### Exercise instructions:
Starting at the first line of the listing below, repeat each line exactly until the line containing "ax=ax, color='#1A3A64', linewidth=3.8)", which you include. Leave out pictures.

### Provided material:

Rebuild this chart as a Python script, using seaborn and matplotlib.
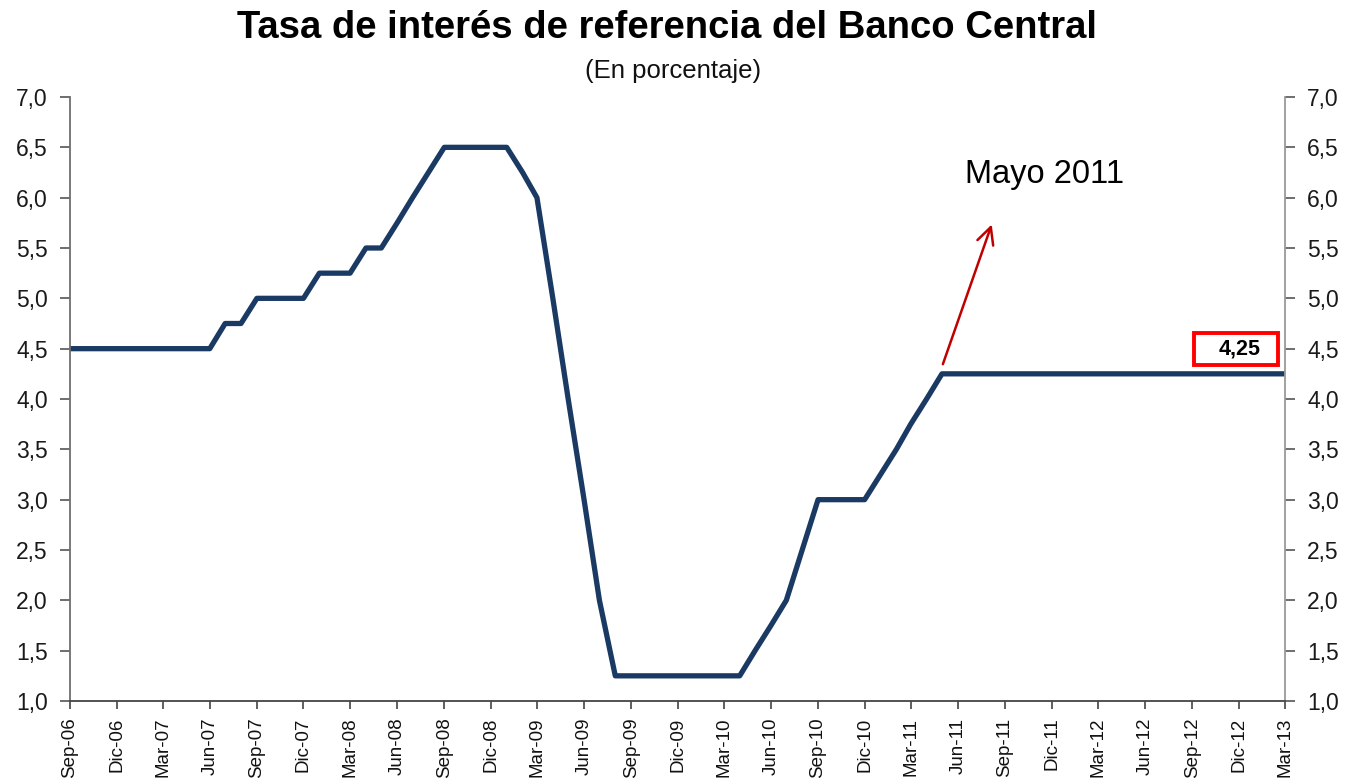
import matplotlib
matplotlib.use('Agg')
import matplotlib.pyplot as plt
import matplotlib.ticker as mticker
from matplotlib.patches import Rectangle
import pandas as pd
import seaborn as sns

# Monthly reference rate, Sep-06 .. Mar-13
months = pd.date_range('2006-09-01', '2013-03-01', freq='MS')
rate = [4.5, 4.5, 4.5, 4.5, 4.5, 4.5, 4.5, 4.5, 4.5, 4.5,          # Sep-06 .. Jun-07
        4.75, 4.75, 5.0, 5.0, 5.0, 5.0,                            # Jul-07 .. Dec-07
        5.25, 5.25, 5.25, 5.5, 5.5, 5.75, 6.0, 6.25,               # Jan-08 .. Aug-08
        6.5, 6.5, 6.5, 6.5, 6.5,                                   # Sep-08 .. Jan-09
        6.25, 6.0, 5.0, 4.0, 3.0, 2.0, 1.25,                       # Feb-09 .. Aug-09
        1.25, 1.25, 1.25, 1.25, 1.25, 1.25, 1.25, 1.25,            # Sep-09 .. Apr-10
        1.5, 1.75, 2.0, 2.5, 3.0, 3.0, 3.0, 3.0,                   # May-10 .. Dec-10
        3.25, 3.5, 3.75, 4.0, 4.25,                                # Jan-11 .. May-11
        4.25, 4.25, 4.25, 4.25, 4.25, 4.25, 4.25, 4.25, 4.25, 4.25,
        4.25, 4.25, 4.25, 4.25, 4.25, 4.25, 4.25, 4.25, 4.25, 4.25,
        4.25, 4.25]                                                # Jun-11 .. Mar-13

tick_labels = ['Sep-06', 'Dic-06', 'Mar-07', 'Jun-07', 'Sep-07', 'Dic-07', 'Mar-08',
               'Jun-08', 'Sep-08', 'Dic-08', 'Mar-09', 'Jun-09', 'Sep-09', 'Dic-09',
               'Mar-10', 'Jun-10', 'Sep-10', 'Dic-10', 'Mar-11', 'Jun-11', 'Sep-11',
               'Dic-11', 'Mar-12', 'Jun-12', 'Sep-12', 'Dic-12', 'Mar-13']
y_ticks = [1.0, 1.5, 2.0, 2.5, 3.0, 3.5, 4.0, 4.5, 5.0, 5.5, 6.0, 6.5, 7.0]

df = pd.DataFrame({'fecha': months, 'tasa': rate})

sns.set_style('white')
plt.rcParams['font.family'] = ['Liberation Sans', 'DejaVu Sans']
plt.rcParams['text.color'] = 'black'

fig = plt.figure(figsize=(13.47, 7.78), dpi=100)
ax = fig.add_axes([70 / 1347, 77 / 778, 1215 / 1347, 604 / 778])

sns.lineplot(data=df, x='fecha', y='tasa', ax=ax, color='#1A3A64', linewidth=3.8)

ax.set_xlim(months[0], months[-1])
ax.set_ylim(1.0, 7.0)
ax.set_xticks(months[::3])
ax.set_xticklabels(tick_labels, rotation=90, fontsize=13.5, color='#111111')
ax.set_yticks(y_ticks)
ax.yaxis.set_major_formatter(mticker.FuncFormatter(lambda v, p: f'{v:.1f}'.replace('.', ',')))
ax.tick_params(axis='y', left=True, right=True, labelleft=True, labelright=True,
               direction='out', length=7, width=1.2, color='#555555',
               labelsize=16.5, labelcolor='#1a1a1a', pad=9)
ax.tick_params(axis='x', bottom=True, direction='out', length=6, width=1.2,
               color='#444444', pad=6)
ax.set_xlabel('')
ax.set_ylabel('')

ax.spines['top'].set_visible(False)
ax.spines['left'].set_color('#6e6e6e')
ax.spines['right'].set_color('#9a9a9a')
ax.spines['bottom'].set_color('#444444')
for s in ['left', 'right', 'bottom']:
    ax.spines[s].set_linewidth(1.3)

# annotations
ax.annotate('', xy=(pd.Timestamp('2011-08-08'), 5.76), xytext=(pd.Timestamp('2011-05-01'), 4.32),
            arrowprops=dict(arrowstyle='->', color='#C00000', lw=1.8, mutation_scale=30))
ax.text(pd.Timestamp('2011-11-18'), 6.23, 'Mayo 2011', fontsize=23.5, ha='center', va='center',
        color='black')
ax.add_patch(Rectangle((0.925, 0.5563), 0.0691, 0.053, transform=ax.transAxes,
                       facecolor='white', edgecolor='#FF0000', linewidth=2.8, zorder=5))
ax.text(0.9625, 0.5835, f'{rate[-1]:.2f}'.replace('.', ','), transform=ax.transAxes,
        fontsize=15.5, fontweight='bold', ha='center', va='center', color='black', zorder=6)

fig.text(667 / 1347, 1 - 28 / 778, 'Tasa de interés de referencia del Banco Central',
         fontsize=27.5, fontweight='bold', ha='center', va='center')
fig.text(673 / 1347, 1 - 71 / 778, '(En porcentaje)', fontsize=18.5, ha='center', va='center',
         color='#111111')

fig.savefig('out.png', dpi=100)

### Exercise output:
Rebuild this chart as a Python script, using seaborn and matplotlib.
import matplotlib
matplotlib.use('Agg')
import matplotlib.pyplot as plt
import matplotlib.ticker as mticker
from matplotlib.patches import Rectangle
import pandas as pd
import seaborn as sns

# Monthly reference rate, Sep-06 .. Mar-13
months = pd.date_range('2006-09-01', '2013-03-01', freq='MS')
rate = [4.5, 4.5, 4.5, 4.5, 4.5, 4.5, 4.5, 4.5, 4.5, 4.5,          # Sep-06 .. Jun-07
        4.75, 4.75, 5.0, 5.0, 5.0, 5.0,                            # Jul-07 .. Dec-07
        5.25, 5.25, 5.25, 5.5, 5.5, 5.75, 6.0, 6.25,               # Jan-08 .. Aug-08
        6.5, 6.5, 6.5, 6.5, 6.5,                                   # Sep-08 .. Jan-09
        6.25, 6.0, 5.0, 4.0, 3.0, 2.0, 1.25,                       # Feb-09 .. Aug-09
        1.25, 1.25, 1.25, 1.25, 1.25, 1.25, 1.25, 1.25,            # Sep-09 .. Apr-10
        1.5, 1.75, 2.0, 2.5, 3.0, 3.0, 3.0, 3.0,                   # May-10 .. Dec-10
        3.25, 3.5, 3.75, 4.0, 4.25,                                # Jan-11 .. May-11
        4.25, 4.25, 4.25, 4.25, 4.25, 4.25, 4.25, 4.25, 4.25, 4.25,
        4.25, 4.25, 4.25, 4.25, 4.25, 4.25, 4.25, 4.25, 4.25, 4.25,
        4.25, 4.25]                                                # Jun-11 .. Mar-13

tick_labels = ['Sep-06', 'Dic-06', 'Mar-07', 'Jun-07', 'Sep-07', 'Dic-07', 'Mar-08',
               'Jun-08', 'Sep-08', 'Dic-08', 'Mar-09', 'Jun-09', 'Sep-09', 'Dic-09',
               'Mar-10', 'Jun-10', 'Sep-10', 'Dic-10', 'Mar-11', 'Jun-11', 'Sep-11',
               'Dic-11', 'Mar-12', 'Jun-12', 'Sep-12', 'Dic-12', 'Mar-13']
y_ticks = [1.0, 1.5, 2.0, 2.5, 3.0, 3.5, 4.0, 4.5, 5.0, 5.5, 6.0, 6.5, 7.0]

df = pd.DataFrame({'fecha': months, 'tasa': rate})

sns.set_style('white')
plt.rcParams['font.family'] = ['Liberation Sans', 'DejaVu Sans']
plt.rcParams['text.color'] = 'black'

fig = plt.figure(figsize=(13.47, 7.78), dpi=100)
ax = fig.add_axes([70 / 1347, 77 / 778, 1215 / 1347, 604 / 778])

sns.lineplot(data=df, x='fecha', y='tasa', ax=ax, color='#1A3A64', linewidth=3.8)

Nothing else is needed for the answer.